Posted in Book Club, Currently Reading by Beth on September 13th, 2004

Père Goriot. I read this last year but I am now listening to an audio version because the book club will start discussing it tomorrow. I thought this would be a good book to hear read aloud, but even though I have read it before all the characters are kind of jumbling together. Then again, I remember the same thing happening when I read it the old-fashioned way, so maybe the early chapters of this book are just confusing.

William Faulkner

Posted in Book Club, Currently Reading by Beth on July 21st, 2004

Absalom, Absalom!. Also for our Faulkner seminar. We will begin discussing this one in mid-August.

I have in the past cited this as my favorite book of all. I will see if I still feel that way after this reading.

William Faulkner

Posted in 2004 Fiction, Book Club by Beth on July 21st, 2004

The Sound and the Fury. Yet another TUS reading seminar. We are on week two right now, making our way through the Quentin section. I finished the book a few weeks ago, my fourth reread. This is one of my favorite books of all time, but this time through I can’t help but compare it to Joyce. My first reaction is to say that Joyce possessed more technical brilliance but Faulkner is ultimately more effective and affecting, but then my second reaction is to wonder how much of my first reaction is based on the fact that I am an American and thus Faulkner is more accessible to me on every level — linguistically, historically, emotionally.

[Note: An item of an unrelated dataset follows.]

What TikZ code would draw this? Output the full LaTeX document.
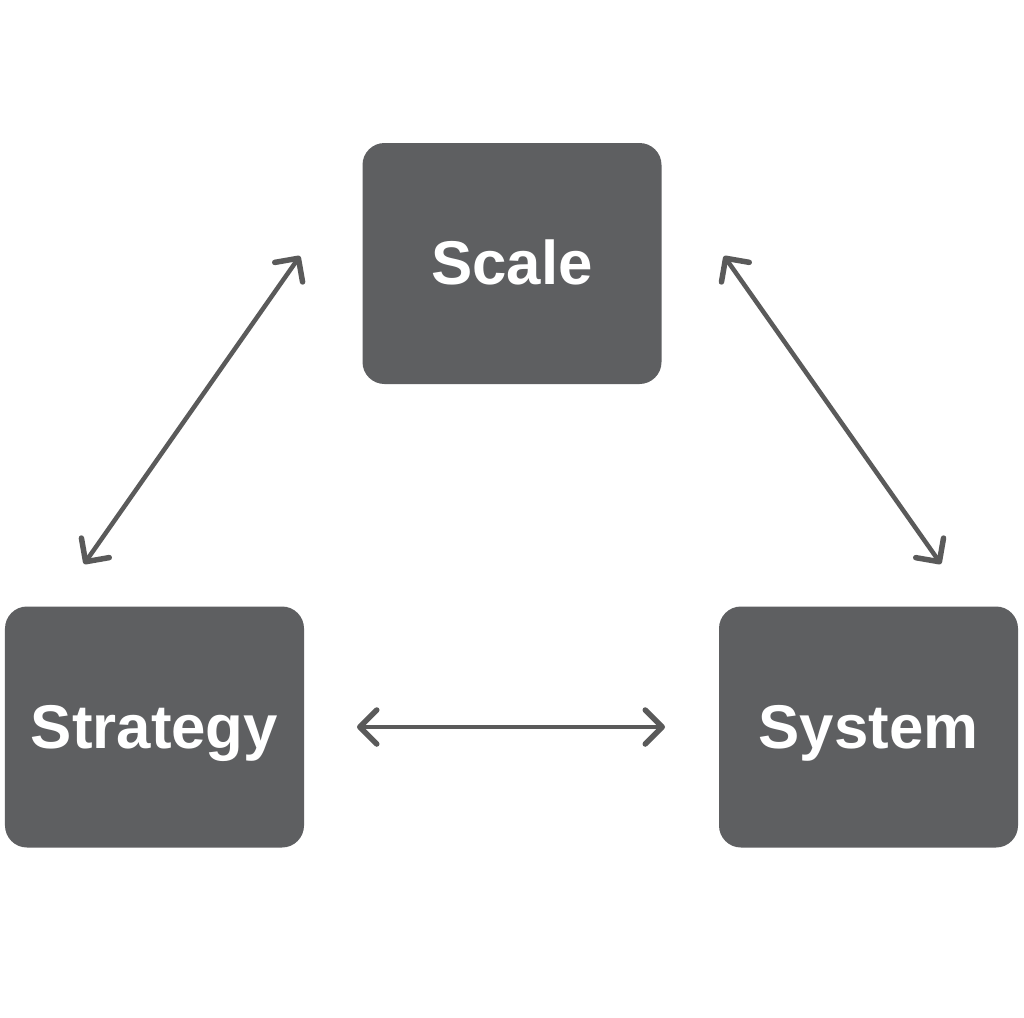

I don’t know. I just know I love this book.

James Joyce

Posted in 2004 Fiction, Book Club by Beth on July 21st, 2004

Ulysses. We finished this just around Bloomsday, which was unplanned but kind of neat. I am not sure I have much to say that I didn’t say already in our final chat session. Obviously I admire the book a whole bunch, and there were parts I almost loved. I disagree with the recent criticism about Joyce failing to touch the heart, because I think he does; you just have to work pretty hard to get to there. He is, in the end, writing a rather simple story about human connections and failings and the way that we wind up most alienated from those to whom we ought to have the deepest connections; this is possibly the most depressing work ever written about marriage, and maybe the only thing that ever needs to be written about marriage. But all the brilliant bullshit surrounding that story kind of leaves the reader as alienated as Bloom and Molly, which is possibly part of the point, but also probably the reason that readers admire this book but don’t really love it.

I am sure that I will read this again some day. I am very, very glad that I had the group to get me through it.

William Faulkner

Posted in Book Club, Currently Reading by Beth on May 17th, 2004

The Sound and the Fury. The Faulkner duo has been selected as the next TUS book seminar, and since Amy and I will be pairing up to lead that one, I thought I’d better do a quick reread.

I’m not going to talk about this book over here just yet, but I do find it interesting that, as difficult as the Benjy and Quentin sections are if you have no idea what’s going on, on rereading they move very quickly and are not difficult at all. I reread the Benjy section in under an hour this time through. (I think this is my fourth time on this one.)